# To do:
Select and copy out every line in the records containing "this".

# Records for the exercise:
=-=-=-=-=

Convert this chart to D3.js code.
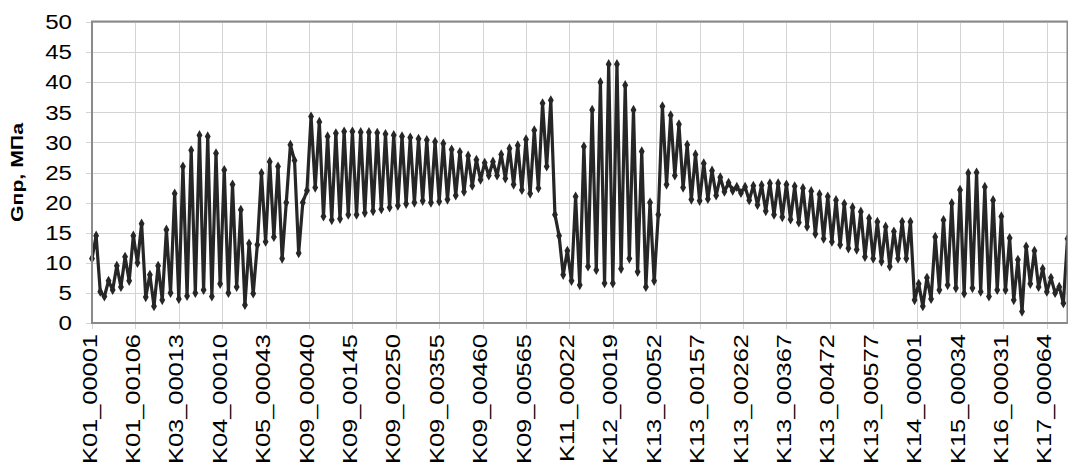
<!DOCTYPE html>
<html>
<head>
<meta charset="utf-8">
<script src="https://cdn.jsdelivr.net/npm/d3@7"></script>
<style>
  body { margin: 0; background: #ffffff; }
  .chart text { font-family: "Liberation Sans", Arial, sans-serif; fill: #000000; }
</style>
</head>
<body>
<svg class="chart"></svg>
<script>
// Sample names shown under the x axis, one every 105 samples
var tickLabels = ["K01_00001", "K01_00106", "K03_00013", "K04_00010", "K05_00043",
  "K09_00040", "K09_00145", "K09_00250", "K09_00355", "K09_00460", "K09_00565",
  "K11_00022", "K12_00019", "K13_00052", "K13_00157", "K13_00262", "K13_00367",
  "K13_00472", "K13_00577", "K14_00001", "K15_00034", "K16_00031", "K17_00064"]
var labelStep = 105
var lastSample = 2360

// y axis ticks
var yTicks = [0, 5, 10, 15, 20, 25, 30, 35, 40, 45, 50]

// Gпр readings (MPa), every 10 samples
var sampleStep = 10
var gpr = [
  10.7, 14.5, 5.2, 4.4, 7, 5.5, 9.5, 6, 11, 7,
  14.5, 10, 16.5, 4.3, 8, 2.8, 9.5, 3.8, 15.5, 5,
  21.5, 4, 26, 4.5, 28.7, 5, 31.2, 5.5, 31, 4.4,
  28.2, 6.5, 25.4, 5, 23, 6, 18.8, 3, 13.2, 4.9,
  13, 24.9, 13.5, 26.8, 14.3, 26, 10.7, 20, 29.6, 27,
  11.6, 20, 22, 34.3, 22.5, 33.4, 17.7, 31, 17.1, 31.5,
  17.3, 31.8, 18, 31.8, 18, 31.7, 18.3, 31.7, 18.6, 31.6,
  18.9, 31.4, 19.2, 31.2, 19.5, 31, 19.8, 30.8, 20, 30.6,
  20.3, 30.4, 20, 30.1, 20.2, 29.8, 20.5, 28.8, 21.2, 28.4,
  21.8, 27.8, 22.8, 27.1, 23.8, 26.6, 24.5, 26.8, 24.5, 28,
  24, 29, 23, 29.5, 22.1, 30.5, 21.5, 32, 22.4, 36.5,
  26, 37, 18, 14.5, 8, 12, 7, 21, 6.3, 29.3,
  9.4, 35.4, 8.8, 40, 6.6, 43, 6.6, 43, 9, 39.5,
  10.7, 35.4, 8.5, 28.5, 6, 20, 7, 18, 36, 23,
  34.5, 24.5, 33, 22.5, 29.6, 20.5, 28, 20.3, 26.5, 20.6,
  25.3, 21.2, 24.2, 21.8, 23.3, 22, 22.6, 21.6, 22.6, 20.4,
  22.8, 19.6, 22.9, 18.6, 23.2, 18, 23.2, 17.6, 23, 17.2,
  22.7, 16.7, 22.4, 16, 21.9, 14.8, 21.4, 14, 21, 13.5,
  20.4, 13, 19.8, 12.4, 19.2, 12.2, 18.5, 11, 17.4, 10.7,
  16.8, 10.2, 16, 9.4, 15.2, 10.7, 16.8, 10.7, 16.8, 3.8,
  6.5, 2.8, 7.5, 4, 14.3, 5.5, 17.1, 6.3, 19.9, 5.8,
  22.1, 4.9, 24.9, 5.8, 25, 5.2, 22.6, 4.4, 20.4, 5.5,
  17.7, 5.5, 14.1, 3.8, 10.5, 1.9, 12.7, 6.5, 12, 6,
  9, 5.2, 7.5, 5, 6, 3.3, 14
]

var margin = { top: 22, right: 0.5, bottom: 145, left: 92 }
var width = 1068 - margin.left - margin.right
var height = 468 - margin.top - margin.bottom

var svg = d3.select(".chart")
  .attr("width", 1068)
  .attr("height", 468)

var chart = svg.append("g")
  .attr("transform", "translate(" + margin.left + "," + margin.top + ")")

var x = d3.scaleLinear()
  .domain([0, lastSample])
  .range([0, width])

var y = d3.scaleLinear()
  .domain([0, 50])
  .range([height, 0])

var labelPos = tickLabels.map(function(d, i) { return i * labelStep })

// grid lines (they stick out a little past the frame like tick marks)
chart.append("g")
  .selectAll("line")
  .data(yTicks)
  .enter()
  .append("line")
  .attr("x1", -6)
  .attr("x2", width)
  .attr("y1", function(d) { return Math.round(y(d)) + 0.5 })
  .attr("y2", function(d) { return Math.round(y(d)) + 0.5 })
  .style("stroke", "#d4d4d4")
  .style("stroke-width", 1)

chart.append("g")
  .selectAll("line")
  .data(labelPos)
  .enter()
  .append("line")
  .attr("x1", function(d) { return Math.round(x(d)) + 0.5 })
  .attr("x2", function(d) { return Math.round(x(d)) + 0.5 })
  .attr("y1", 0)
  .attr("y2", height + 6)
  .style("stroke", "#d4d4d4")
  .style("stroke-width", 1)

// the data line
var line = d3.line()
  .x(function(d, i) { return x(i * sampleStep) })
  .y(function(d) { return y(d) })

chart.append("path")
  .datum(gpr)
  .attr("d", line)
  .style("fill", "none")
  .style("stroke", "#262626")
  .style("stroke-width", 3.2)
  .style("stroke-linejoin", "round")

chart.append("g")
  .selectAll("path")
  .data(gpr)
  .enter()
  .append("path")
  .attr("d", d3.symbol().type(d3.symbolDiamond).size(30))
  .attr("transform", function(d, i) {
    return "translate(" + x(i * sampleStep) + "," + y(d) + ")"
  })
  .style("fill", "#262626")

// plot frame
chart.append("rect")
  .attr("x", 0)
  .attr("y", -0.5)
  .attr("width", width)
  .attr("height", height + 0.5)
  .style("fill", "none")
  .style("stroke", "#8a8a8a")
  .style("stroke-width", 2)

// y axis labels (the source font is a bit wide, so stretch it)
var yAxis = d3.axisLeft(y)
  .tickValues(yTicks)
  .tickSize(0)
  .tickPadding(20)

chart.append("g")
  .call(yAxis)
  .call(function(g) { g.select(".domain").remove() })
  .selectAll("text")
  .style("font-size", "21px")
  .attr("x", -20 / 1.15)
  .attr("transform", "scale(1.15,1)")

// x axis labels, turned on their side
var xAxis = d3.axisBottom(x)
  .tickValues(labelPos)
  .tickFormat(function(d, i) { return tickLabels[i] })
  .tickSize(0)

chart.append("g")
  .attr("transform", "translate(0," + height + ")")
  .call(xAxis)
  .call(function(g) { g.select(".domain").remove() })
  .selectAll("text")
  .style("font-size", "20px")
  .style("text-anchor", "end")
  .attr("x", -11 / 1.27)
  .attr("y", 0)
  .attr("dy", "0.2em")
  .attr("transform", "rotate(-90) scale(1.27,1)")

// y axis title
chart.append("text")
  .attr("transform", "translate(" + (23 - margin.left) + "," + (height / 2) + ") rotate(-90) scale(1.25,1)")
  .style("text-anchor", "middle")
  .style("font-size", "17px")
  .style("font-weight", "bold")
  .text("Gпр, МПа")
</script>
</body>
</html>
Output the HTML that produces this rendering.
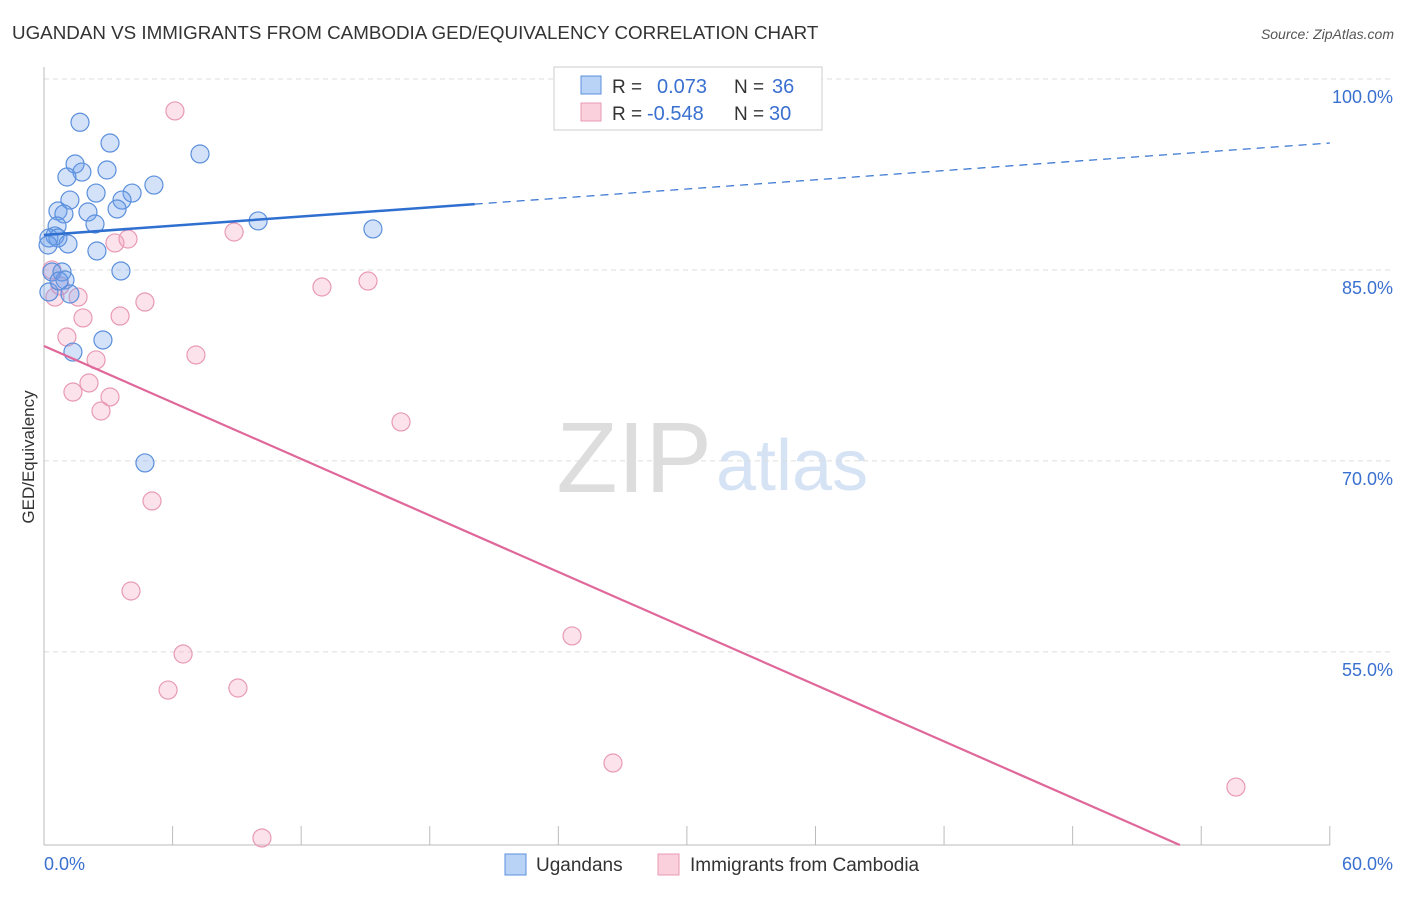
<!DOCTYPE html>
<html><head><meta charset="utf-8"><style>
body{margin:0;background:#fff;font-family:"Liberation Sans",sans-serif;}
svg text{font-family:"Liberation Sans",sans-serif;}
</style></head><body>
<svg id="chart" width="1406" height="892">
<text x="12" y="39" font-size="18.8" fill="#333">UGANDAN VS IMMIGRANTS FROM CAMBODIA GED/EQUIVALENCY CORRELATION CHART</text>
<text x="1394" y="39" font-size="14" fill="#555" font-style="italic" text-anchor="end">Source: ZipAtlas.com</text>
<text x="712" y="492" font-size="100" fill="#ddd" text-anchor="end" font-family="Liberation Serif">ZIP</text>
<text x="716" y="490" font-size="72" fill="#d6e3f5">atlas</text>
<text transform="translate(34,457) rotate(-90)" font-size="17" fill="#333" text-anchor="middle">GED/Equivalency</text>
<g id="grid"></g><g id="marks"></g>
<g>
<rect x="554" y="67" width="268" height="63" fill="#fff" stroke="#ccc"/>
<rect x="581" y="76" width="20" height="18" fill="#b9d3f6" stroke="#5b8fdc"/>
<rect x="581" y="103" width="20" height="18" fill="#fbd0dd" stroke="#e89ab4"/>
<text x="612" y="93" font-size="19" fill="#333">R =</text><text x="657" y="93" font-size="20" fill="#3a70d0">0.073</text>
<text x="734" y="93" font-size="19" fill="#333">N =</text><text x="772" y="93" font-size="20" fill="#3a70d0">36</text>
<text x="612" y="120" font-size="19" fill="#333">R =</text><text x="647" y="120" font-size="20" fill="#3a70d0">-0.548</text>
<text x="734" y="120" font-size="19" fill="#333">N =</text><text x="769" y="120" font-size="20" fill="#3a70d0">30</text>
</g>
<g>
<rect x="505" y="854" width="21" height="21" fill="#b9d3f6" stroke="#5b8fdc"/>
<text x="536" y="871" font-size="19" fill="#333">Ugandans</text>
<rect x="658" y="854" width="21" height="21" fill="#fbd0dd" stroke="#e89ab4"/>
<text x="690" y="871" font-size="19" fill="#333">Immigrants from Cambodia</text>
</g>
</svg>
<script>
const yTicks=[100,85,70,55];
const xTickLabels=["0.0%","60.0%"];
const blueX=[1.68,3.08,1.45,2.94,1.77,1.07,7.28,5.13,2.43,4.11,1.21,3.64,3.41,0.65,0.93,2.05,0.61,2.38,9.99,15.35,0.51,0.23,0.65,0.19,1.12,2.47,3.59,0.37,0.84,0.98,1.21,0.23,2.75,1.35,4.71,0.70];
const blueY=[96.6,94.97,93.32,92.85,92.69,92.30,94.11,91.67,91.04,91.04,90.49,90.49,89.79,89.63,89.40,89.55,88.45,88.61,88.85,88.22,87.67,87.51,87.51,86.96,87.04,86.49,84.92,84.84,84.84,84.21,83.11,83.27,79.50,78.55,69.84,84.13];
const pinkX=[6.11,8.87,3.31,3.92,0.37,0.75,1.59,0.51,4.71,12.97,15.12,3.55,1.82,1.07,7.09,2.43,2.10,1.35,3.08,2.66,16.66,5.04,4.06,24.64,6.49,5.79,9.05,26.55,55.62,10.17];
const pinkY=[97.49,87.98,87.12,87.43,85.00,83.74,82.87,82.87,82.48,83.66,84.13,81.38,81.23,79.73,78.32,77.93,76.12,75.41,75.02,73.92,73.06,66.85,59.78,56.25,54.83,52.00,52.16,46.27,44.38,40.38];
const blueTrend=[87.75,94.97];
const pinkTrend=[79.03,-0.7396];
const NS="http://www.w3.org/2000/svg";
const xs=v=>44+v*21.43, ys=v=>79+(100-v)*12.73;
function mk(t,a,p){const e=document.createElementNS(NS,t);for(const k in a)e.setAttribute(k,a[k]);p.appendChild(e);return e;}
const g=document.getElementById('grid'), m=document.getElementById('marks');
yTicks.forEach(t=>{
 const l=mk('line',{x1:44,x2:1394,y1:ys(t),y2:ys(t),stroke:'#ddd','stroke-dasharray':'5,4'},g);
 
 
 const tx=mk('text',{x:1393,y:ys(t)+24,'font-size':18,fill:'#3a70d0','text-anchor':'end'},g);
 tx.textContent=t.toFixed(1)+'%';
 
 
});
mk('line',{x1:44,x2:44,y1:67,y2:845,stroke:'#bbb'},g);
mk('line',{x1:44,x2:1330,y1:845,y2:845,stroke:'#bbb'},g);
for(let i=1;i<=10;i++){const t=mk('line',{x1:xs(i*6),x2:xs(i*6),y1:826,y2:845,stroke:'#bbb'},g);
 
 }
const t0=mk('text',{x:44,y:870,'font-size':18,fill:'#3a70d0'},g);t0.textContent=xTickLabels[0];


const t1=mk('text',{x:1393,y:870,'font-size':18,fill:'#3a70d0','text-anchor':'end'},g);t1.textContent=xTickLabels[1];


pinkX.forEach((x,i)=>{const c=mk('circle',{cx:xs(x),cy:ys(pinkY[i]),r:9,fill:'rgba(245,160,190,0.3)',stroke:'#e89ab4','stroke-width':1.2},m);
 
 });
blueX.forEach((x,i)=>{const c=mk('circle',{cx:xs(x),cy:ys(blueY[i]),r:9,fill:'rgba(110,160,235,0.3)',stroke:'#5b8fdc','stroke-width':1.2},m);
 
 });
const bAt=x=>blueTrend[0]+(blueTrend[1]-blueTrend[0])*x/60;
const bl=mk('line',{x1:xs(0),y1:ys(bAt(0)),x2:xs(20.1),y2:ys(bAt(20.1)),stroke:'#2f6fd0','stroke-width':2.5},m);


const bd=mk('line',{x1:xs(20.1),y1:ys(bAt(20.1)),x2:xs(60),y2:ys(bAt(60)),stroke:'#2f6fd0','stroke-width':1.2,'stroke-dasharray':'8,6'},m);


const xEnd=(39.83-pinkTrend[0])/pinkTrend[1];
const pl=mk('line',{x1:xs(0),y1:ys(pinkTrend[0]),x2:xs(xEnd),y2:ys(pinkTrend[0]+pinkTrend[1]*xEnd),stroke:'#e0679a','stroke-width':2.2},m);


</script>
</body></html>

=-=-=-=-=

# Written response:
Convert this chart to D3.js code.
Output the HTML that produces this rendering.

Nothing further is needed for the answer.